§ GOAL OF THE EXERCISE
Check every line of the entries below for the word "code", and copy the ones that have it.

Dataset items
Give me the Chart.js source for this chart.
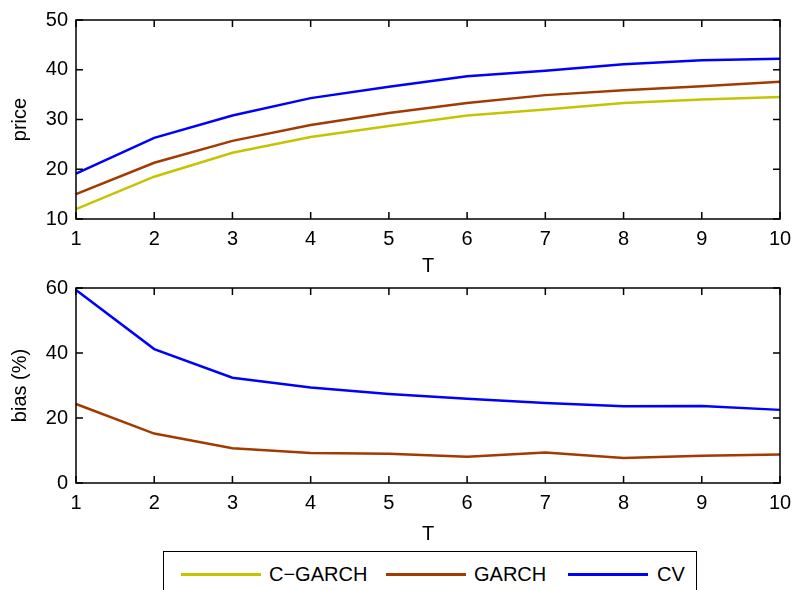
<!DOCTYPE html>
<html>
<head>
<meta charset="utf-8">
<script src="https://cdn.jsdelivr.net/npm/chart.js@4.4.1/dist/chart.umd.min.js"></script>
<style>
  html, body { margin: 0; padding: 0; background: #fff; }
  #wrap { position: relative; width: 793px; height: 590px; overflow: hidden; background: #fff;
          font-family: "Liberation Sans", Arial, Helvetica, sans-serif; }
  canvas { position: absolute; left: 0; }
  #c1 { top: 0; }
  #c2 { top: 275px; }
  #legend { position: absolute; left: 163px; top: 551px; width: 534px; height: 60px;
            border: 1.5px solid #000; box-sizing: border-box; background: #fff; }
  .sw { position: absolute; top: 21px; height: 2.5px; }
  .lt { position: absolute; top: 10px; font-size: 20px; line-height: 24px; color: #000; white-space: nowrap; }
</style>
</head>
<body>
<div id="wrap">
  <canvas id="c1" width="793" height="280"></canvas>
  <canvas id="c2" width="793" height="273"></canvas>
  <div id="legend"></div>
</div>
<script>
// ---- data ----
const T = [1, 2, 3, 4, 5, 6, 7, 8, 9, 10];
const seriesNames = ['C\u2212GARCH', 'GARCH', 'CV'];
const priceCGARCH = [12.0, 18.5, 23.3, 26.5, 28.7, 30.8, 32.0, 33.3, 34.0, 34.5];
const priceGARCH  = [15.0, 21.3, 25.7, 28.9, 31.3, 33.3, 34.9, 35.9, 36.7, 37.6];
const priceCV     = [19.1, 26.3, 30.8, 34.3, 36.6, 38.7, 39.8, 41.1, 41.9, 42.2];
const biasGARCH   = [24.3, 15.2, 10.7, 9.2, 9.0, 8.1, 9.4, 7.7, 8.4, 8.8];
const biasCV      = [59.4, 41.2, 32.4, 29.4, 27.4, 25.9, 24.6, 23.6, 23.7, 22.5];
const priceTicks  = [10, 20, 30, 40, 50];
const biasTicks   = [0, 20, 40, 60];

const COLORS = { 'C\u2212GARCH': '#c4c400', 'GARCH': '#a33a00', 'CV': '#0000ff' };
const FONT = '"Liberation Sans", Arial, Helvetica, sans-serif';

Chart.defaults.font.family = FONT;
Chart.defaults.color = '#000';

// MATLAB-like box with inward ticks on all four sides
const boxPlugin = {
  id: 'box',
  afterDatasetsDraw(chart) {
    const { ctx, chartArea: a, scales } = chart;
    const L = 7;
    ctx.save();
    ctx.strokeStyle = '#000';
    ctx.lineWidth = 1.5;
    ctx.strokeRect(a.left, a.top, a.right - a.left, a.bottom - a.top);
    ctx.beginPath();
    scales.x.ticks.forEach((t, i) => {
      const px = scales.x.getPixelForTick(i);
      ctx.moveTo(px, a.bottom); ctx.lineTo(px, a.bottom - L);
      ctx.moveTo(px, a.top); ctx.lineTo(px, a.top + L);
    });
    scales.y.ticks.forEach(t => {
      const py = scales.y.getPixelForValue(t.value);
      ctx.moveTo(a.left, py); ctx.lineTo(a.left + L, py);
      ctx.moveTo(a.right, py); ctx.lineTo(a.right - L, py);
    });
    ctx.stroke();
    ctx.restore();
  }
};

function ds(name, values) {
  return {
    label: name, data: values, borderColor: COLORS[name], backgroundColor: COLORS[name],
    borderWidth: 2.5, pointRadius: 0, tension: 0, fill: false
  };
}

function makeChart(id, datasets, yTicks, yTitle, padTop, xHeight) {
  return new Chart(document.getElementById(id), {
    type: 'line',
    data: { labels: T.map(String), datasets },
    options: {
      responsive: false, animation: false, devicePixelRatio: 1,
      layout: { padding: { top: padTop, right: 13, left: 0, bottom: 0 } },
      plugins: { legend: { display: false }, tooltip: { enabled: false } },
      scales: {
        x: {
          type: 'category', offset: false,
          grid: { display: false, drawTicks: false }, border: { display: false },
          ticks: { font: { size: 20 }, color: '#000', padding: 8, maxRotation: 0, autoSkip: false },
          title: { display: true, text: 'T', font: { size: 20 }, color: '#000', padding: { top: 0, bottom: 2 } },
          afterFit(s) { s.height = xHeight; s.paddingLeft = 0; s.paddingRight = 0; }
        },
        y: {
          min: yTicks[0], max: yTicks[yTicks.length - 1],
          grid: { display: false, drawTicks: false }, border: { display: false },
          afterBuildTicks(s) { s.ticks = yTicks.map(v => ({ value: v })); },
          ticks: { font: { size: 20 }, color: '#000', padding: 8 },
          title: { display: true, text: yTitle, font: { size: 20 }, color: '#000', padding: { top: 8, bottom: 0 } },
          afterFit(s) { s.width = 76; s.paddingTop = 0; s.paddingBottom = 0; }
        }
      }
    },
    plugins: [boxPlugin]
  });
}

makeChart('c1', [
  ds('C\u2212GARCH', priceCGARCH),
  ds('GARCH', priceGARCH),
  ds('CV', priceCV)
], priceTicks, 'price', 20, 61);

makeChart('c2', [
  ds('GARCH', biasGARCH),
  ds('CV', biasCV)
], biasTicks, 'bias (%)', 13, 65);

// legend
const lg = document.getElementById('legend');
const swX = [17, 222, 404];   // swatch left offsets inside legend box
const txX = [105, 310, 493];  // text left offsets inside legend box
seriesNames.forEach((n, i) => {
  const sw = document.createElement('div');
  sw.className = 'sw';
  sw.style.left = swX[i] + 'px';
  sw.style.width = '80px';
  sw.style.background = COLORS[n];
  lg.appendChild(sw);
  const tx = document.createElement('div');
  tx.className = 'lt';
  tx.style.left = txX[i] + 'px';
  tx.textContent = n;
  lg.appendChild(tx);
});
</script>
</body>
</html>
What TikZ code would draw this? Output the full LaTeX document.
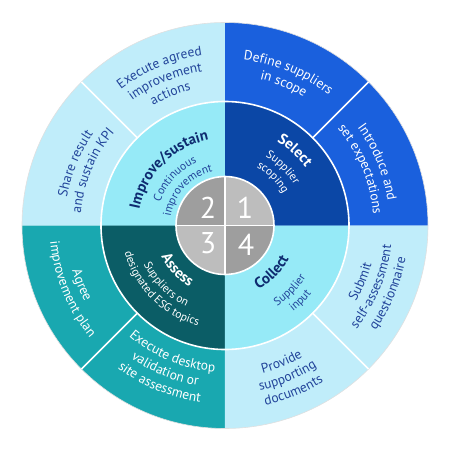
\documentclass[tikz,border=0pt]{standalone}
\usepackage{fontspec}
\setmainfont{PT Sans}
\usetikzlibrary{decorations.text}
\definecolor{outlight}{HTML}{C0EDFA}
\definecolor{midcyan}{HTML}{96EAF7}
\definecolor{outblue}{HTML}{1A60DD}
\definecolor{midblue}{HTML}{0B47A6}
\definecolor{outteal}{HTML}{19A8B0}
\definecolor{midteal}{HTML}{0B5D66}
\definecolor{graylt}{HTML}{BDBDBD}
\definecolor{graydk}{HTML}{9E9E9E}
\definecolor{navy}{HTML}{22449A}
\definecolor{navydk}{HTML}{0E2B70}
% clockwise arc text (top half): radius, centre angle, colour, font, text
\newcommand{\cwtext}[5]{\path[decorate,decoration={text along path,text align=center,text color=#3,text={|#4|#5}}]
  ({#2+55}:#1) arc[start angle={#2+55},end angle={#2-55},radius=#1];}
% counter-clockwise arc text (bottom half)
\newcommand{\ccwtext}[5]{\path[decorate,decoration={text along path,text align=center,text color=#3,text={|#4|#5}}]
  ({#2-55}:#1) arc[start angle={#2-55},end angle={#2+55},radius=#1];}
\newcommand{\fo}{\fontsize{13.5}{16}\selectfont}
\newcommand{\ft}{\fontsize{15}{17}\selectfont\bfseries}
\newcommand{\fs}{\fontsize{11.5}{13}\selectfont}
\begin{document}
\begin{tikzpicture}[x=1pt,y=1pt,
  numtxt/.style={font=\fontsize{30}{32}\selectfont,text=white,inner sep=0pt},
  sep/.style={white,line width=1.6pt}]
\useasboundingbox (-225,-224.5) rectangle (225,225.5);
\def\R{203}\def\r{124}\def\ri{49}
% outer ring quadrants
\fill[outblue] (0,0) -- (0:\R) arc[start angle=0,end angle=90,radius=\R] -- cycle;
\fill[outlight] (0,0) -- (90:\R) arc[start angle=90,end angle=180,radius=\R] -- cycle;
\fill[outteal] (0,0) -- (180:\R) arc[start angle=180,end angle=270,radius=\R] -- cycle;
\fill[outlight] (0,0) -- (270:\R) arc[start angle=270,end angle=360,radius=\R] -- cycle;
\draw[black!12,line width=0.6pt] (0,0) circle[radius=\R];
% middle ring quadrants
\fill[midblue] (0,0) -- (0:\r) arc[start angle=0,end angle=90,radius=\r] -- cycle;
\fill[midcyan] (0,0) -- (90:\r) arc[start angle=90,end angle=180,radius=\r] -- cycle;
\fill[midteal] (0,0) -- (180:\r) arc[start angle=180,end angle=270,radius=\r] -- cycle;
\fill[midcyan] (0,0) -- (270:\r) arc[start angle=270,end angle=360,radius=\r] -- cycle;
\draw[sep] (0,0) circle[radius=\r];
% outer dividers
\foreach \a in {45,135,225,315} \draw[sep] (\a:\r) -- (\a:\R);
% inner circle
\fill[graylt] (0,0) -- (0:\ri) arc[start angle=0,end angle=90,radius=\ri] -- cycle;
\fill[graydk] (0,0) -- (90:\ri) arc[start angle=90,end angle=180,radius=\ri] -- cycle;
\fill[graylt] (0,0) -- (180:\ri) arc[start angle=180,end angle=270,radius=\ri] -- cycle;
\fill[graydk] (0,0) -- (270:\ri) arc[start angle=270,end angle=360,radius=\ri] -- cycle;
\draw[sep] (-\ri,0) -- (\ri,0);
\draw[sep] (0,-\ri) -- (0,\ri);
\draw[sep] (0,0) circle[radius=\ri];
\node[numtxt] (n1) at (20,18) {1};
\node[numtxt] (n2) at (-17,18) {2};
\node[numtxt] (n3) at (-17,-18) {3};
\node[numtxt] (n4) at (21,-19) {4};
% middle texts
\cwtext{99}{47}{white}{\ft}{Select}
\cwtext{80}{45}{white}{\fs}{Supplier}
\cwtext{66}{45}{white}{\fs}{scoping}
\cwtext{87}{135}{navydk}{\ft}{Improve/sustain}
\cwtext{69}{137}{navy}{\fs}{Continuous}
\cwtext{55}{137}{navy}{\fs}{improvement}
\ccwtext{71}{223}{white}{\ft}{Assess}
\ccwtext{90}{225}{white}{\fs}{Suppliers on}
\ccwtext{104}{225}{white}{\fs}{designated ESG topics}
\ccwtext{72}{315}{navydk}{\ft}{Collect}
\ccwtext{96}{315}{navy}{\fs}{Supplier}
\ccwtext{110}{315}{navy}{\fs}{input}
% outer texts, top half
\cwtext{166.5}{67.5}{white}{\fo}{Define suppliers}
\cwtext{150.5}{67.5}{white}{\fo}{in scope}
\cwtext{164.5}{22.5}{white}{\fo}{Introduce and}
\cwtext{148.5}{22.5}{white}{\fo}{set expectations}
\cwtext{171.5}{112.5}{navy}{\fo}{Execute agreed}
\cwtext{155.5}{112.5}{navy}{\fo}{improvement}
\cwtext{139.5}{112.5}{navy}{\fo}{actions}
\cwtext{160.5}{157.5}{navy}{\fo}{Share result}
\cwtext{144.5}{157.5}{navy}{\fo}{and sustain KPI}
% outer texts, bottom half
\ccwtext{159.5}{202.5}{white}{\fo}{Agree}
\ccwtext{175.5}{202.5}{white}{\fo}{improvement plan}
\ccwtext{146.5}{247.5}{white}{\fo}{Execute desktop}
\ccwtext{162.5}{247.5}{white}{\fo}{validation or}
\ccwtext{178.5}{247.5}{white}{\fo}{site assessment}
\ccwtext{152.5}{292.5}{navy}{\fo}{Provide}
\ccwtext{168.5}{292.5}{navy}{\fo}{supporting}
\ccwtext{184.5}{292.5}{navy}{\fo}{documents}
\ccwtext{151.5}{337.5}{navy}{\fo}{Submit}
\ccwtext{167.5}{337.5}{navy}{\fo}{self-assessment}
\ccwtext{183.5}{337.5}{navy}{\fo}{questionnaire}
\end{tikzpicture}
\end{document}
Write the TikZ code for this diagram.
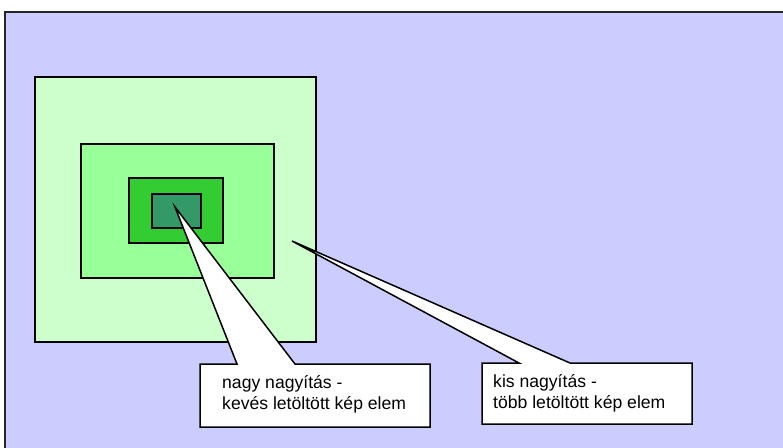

§ WRITTEN SOLUTION
What TikZ code would draw this? Output the full LaTeX document.
Write the TikZ code for this diagram.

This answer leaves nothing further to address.